Dom Lourenço Fleichman, OSB
O texto sobre Gustavo Corção que publicamos aqui foi escrito para a Revista citada no artigo em 2010. Vale notar que as publicações da Permanência sobre Gustavo Corção, seus artigos publicados no site e depois em livros de coletâneas, atraíram a atenção de alguns poucos estudiosos e pensadores. Foi assim que algumas teses acadêmicas foram escritas, e livros publicados. Hoje já é mais fácil encontrar Gustavo Corção nas livrarias do que na época em que escrevi esse artigo.

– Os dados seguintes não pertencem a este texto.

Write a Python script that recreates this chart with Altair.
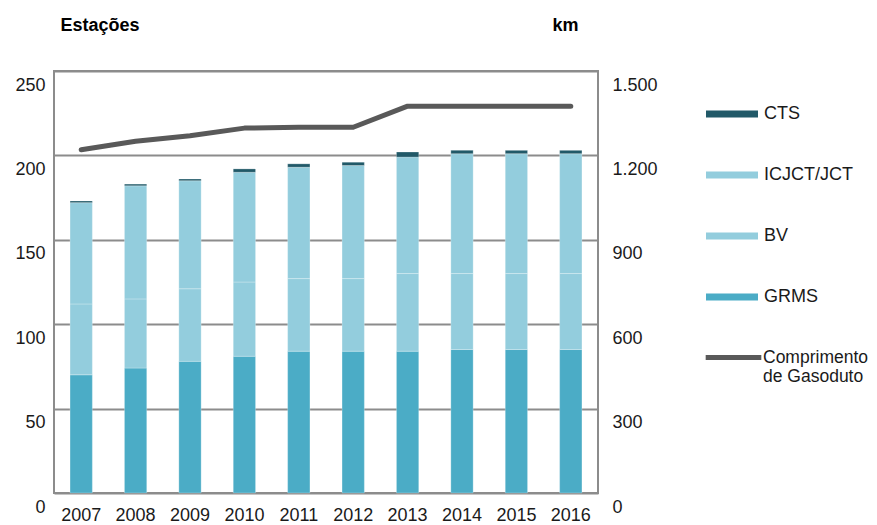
import altair as alt
import pandas as pd

years = ["2007", "2008", "2009", "2010", "2011", "2012", "2013", "2014", "2015", "2016"]
grms = [70, 74, 78, 81, 84, 84, 84, 85, 85, 85]
bv = [42, 41, 43, 44, 43, 43, 46, 45, 45, 45]
icjct = [60, 67, 64, 65, 66, 67, 69, 71, 71, 71]
cts = [1, 1, 1, 2, 2, 2, 3, 2, 2, 2]
km = [1220, 1250, 1270, 1297, 1300, 1300, 1375, 1375, 1375, 1375]

series_names = ["CTS", "ICJCT/JCT", "BV", "GRMS"]
series_colors = ["#215968", "#93cddd", "#93cddd", "#4bacc6"]
stack_rank = {"GRMS": 1, "BV": 2, "ICJCT/JCT": 3, "CTS": 4}
left_ticks = [0, 50, 100, 150, 200, 250]
right_ticks = [0, 300, 600, 900, 1200, 1500]

rows = []
for i, yr in enumerate(years):
    for name, vals in (("GRMS", grms), ("BV", bv), ("ICJCT/JCT", icjct), ("CTS", cts)):
        rows.append({"ano": yr, "serie": name, "valor": vals[i], "ordem": stack_rank[name]})
bars_df = pd.DataFrame(rows)
line_df = pd.DataFrame({"ano": years, "km": km, "linha": ["Comprimento de Gasoduto"] * len(years)})

FONT = "Liberation Sans"

x_enc = alt.X(
    "ano:N", sort=years,
    scale=alt.Scale(paddingInner=0.59),
    axis=alt.Axis(title=None, labelAngle=0, ticks=False, tickSize=0, domain=False,
                  labelPadding=13, labelFontSize=18, grid=False),
)

bars = alt.Chart(bars_df).mark_bar(stroke="#ffffff", strokeOpacity=0.25, strokeWidth=1).encode(
    x=x_enc,
    y=alt.Y(
        "valor:Q", stack="zero",
        scale=alt.Scale(domain=[0, 250], nice=False),
        axis=alt.Axis(values=left_ticks, title="Estações", titleAngle=0, titleX=6, titleY=-46,
                      titleAlign="left", titleBaseline="middle", titleFontWeight="bold",
                      titleFontSize=18, grid=True, gridColor="#8c8c8c", gridWidth=2,
                      domain=False, ticks=False, tickSize=0, labelPadding=9, labelOffset=14,
                      labelFontSize=18),
    ),
    color=alt.Color(
        "serie:N",
        scale=alt.Scale(domain=series_names, range=series_colors),
        legend=alt.Legend(title=None, orient="none", legendX=652, legendY=17,
                          symbolType="M-1,-0.135L1,-0.135L1,0.135L-1,0.135Z",
                          symbolSize=2704, rowPadding=26, labelOffset=6, labelFontSize=18,
                          padding=0, symbolStrokeWidth=0, symbolOpacity=1),
    ),
    order=alt.Order("ordem:Q", sort="ascending"),
)

line = alt.Chart(line_df).mark_line(strokeWidth=5, strokeCap="round", strokeJoin="round").encode(
    x=alt.X("ano:N", sort=years),
    y=alt.Y(
        "km:Q",
        scale=alt.Scale(domain=[0, 1500], nice=False),
        axis=alt.Axis(orient="right", values=right_ticks,
                      labelExpr="replace(format(datum.value, ','), ',', '.')",
                      title="km", titleAngle=0, titleX=-46, titleY=-46, titleAlign="left",
                      titleBaseline="middle", titleFontWeight="bold", titleFontSize=18,
                      grid=False, domain=False, ticks=False, tickSize=0, labelPadding=14,
                      labelOffset=14, labelFontSize=18),
    ),
    stroke=alt.Stroke(
        "linha:N",
        scale=alt.Scale(range=["#595959"]),
        legend=alt.Legend(title=None, orient="none", legendX=651, legendY=258,
                          symbolType="M-1.07,0L1.07,0", symbolSize=2704, symbolStrokeWidth=5,
                          labelExpr="['Comprimento', 'de Gasoduto']", labelOffset=1,
                          labelFontSize=17.5, padding=0),
    ),
)

chart = (
    alt.layer(bars, line)
    .resolve_scale(y="independent")
    .properties(
        width=544, height=422,
        autosize=alt.AutoSizeParams(type="none"),
        padding={"left": 46, "top": 63, "right": 271, "bottom": 32},
    )
    .configure_view(stroke="#8c8c8c", strokeWidth=2)
    .configure_axis(labelFont=FONT, titleFont=FONT, labelColor="#1a1a1a", titleColor="#000000")
    .configure_legend(labelFont=FONT, labelColor="#1a1a1a")
)

chart.save("out.html", embed_options={"renderer": "svg", "actions": False})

Se a Revista Conhecimento Prático de Literatura fizesse uma pesquisa junto a seus leitores com as seguintes perguntas:
- qual o autor brasileiro que foi considerado sucessor de Machado de Assis?
- qual o autor brasileiro que teve seu primeiro livro esgotado em menos de um mês?

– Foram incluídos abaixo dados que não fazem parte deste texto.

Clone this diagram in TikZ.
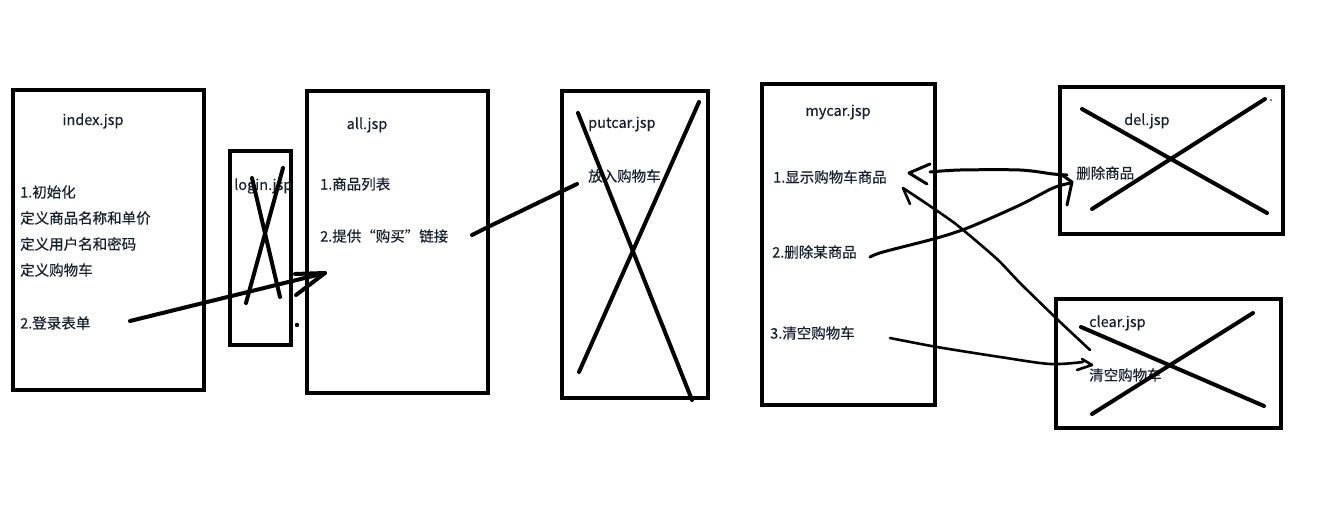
\documentclass[tikz,border=0pt]{standalone}
\usepackage{fontspec}
\setmainfont{Noto Sans CJK SC}[FakeBold=0.35]
\begin{document}
\begin{tikzpicture}[x=1pt,y=-1pt,
  box/.style={draw=black,line width=4pt,inner sep=0pt},
  cross/.style={line width=4pt,line cap=round},
  pen/.style={line width=3pt,line cap=round,line join=round},
  thin/.style={line width=2.6pt,line cap=round,line join=round},
  lbl/.style={anchor=west,inner sep=0pt,text=txt,font=\fontsize{14.5}{16}\selectfont},
  ttl/.style={anchor=center,inner sep=0pt,text=txt,font=\fontsize{14.5}{16}\selectfont}]
\definecolor{txt}{HTML}{15202E}
\useasboundingbox[fill=white] (0,0) rectangle (1339,527);
% boxes
\node[box,minimum width=191pt,minimum height=300pt] (index) at (108.5,240) {};
\node[box,minimum width=61pt,minimum height=194pt] (login) at (260.5,248) {};
\node[box,minimum width=181pt,minimum height=302pt] (all) at (397.5,242) {};
\node[box,minimum width=146pt,minimum height=307pt] (putcar) at (635,244.5) {};
\node[box,minimum width=173pt,minimum height=321pt] (mycar) at (848.5,244.5) {};
\node[box,minimum width=223pt,minimum height=147pt] (del) at (1171.5,160.5) {};
\node[box,minimum width=225pt,minimum height=129pt] (clear) at (1168.5,363.5) {};
% texts
\node[ttl] (tIndex) at (93,121) {index.jsp};
\node[lbl] (i1) at (20,192) {1.初始化};
\node[lbl] (i2) at (20,218) {定义商品名称和单价};
\node[lbl] (i3) at (20,244) {定义用户名和密码};
\node[lbl] (i4) at (20,270) {定义购物车};
\node[lbl] (i5) at (20,323) {2.登录表单};
\node[lbl] (tLogin) at (234,186) {login.jsp};
\node[ttl] (tAll) at (367,125) {all.jsp};
\node[lbl] (a1) at (320,184) {1.商品列表};
\node[lbl] (a2) at (320,236) {2.提供“购买”链接};
\node[lbl] (tPut) at (588,124) {putcar.jsp};
\node[lbl] (p1) at (588,176) {放入购物车};
\node[ttl] (tMy) at (838,112) {mycar.jsp};
\node[lbl] (m1) at (773,177) {1.显示购物车商品};
\node[lbl] (m2) at (772,252) {2.删除某商品};
\node[lbl] (m3) at (770,333) {3.清空购物车};
\node[lbl] (tDel) at (1124,121) {del.jsp};
\node[lbl] (d1) at (1076,173) {删除商品};
\node[lbl] (tClr) at (1089,323) {clear.jsp};
\node[lbl] (c1) at (1089,375) {清空购物车};
% crosses
\draw[cross] (252,178) -- (280,297);
\draw[cross] (283,168) -- (246,303);
\draw[cross] (578,113) -- (692,400);
\draw[cross] (699,102) -- (579,372);
\draw[cross] (1082,109) -- (1267,213);
\draw[cross] (1265,99) -- (1092,209);
\fill (1271,100) circle (0.8pt);
\draw[cross] (1081,327) -- (1264,406);
\draw[cross] (1253,313) -- (1092,414);
% index -> all
\coordinate (s1) at (130,321);
\coordinate (e1) at (325,273);
\draw[line width=4pt,line cap=round,line join=round] (s1) -- (e1);
\draw[line width=4pt,line cap=round,line join=round] (295,274) -- (e1) -- (296,295);
\fill (297,325) circle (2.2pt);
% all -> putcar
\coordinate (s2) at (472,235);
\coordinate (e2) at (577,184);
\draw[line width=4pt,line cap=round,line join=round] (s2) -- (490,226) -- (e2);
% del -> mycar 1
\coordinate (s3) at (1067,175);
\coordinate (e3) at (930,172);
\draw[pen] plot[smooth,tension=0.5] coordinates {(s3) (1053,174) (1020,170) (960,170) (e3)};
\draw[pen] (930,164) -- (909,173) -- (927,184);
% mycar 2 -> del
\coordinate (s4) at (870,257);
\coordinate (e4) at (1071,183);
\draw[pen] plot[smooth,tension=0.5] coordinates {(s4) (883,252) (937,238) (970,227) (1020,205) (1053,188) (e4)};
\draw[pen] (1062,175) -- (1072,182) -- (1067,205);
% clear -> mycar 1
\coordinate (s5) at (1090,350);
\coordinate (e5) at (903,188);
\draw[thin] plot[smooth,tension=0.4] coordinates {(s5) (1058,320) (1020,283) (997,259) (957,225) (927,204) (e5)};
\draw[thin] (e5) -- (910,204);
% mycar 3 -> clear
\coordinate (s6) at (890,338);
\coordinate (e6) at (1092,365);
\draw[thin] plot[smooth,tension=0.5] coordinates {(s6) (937,347) (1000,357) (1050,364) (1083,362)};
\draw[thin] (1082,359) -- (e6) -- (1077,370);
\end{tikzpicture}
\end{document}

- qual o escritor nacional que foi indicado por Manuel Bandeira para o Premio Nobel de Literatura?
Quem pensaria em Gustavo Corção? Pode-se dizer que Corção é um ilustre desconhecido, tendo sido esquecido e abandonado pelo mundo dos intelectuais. Hoje dificilmente se imagina a importância desse escritor nos vinte e cinco anos de sua carreira literária. Seu pensamento é de tal personalidade e profundidade que atraiu a atenção e a amizade dos grandes que o precederam. Vejam o que dizia dele o grande crítico Oswaldo de Andrade:
“Não me lembro de em toda a minha vida ter conhecido, entre artistas e literatos, uma figura tão impressionante como a de Gustavo Corção. Privei com Inglês de Souza, que era meu tio, conheci de perto João Ribeiro, Alberto de Oliveira e o nobre Emílio de Menezes. Fui íntimo de Villa-Lobos e Mário de Andrade. Na Europa me liguei a Picasso e Leger, Cocteau e Cendras, a esse original e magnífico Valéry Larbaud, a Supervielle e Romains, enfim, a toda uma geração revolucionária do começo do século. E apenas, com outro tom, mas a mesma doçura sarcástica, alguém me lembra o autor excelso de Lições de Abismo. Era um velho de 70 anos e tinha sido cruelmente abandonado por todos os seus amigos, quando o encontrei, no Quartier Latin. Chamou-se Eric Satie. E talvez venha a ser um dia considerado o maior gênio musical do século XX.
O que caracteriza essas naturezas que vão do doce ao amargo sem contraste é o que nelas há de inquebrável. Gustavo Corção é um inquebrável — faca de dois gumes. E isso muito se liga às virtudes intelectuais que o fazem, sem dúvida, o nosso maior romancista vivo. Nas Lições de Abismo como também na Descoberta do Outro não vejo concessões.
O que vejo é uma extraordinária e lúcida natureza de criador, ou melhor, de restituidor, pois que arte é restituição. Depois de Machado de Assis aparece agora um mestre do romance brasileiro.”